Direct subsidies give way to system-level government support
As costs of wind and solar fell in China, the country also withdrew preferential feed-in tariffs for renewables projects in 2022, saving the government hundreds of billions in subsidies.
China has budgeted US$455 billion in grid investments from 2021-2025, up 60% from the previous decade. This includes long-distance transmission lines over 1,000 km long which have unlocked more than 100 GW of renewables development in inland China.
China has become a leader in grid-connected energy storage, with capacity doubling from 2020 to hit 67 GW in 2023 and an outlook to expand to 300 GW by 2030.
Other government initiatives target grid flexibility. China has been criticised for a pipeline of over 200 GW coal plants under development, but new policies have also led to creation of a fleet of more than 100 GW of flexible plants which burn less coal and are designed to ramp up to backup intermittent renewables.

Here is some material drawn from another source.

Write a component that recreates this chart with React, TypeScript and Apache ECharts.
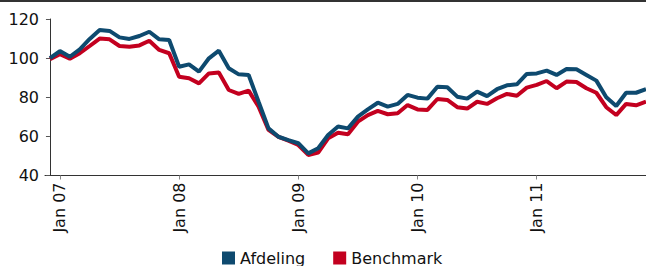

China has also released new policies on the demand side such as higher peak pricing and setting targets for 50-80 GW of Demand Side Management (DSM) or “virtual power plants” by 2025.
The share of coal in power generation has been continuously falling, down 10 percentage points in the last five years to about 55%. About 80% of the reduction was replaced by renewables and the rest mostly by nuclear power.”
Strong system integration and low costs give China the lead in wind and solar through the next decade
Growth in renewables has been helped by low solar and wind curtailment rates which hit levels of 2% and 4%, respectively, in 2022. This improves project economics significantly compared to curtailment of over 10% experienced before 2020.
Falling interest rates, low energy costs, intense price competition among domestic suppliers, and government support for Research & Development and manufacturing have all supported falling costs in China.
“China’s end-user power prices are less than half those in Europe or Australia and this supports a strong competitive edge in global trade. The China power market is now larger than that of Europe and the US combined, so if it can succeed in transitioning to a high share of intermittent renewables while maintaining stable prices, that would be an historic achievement,” concluded Whitworth.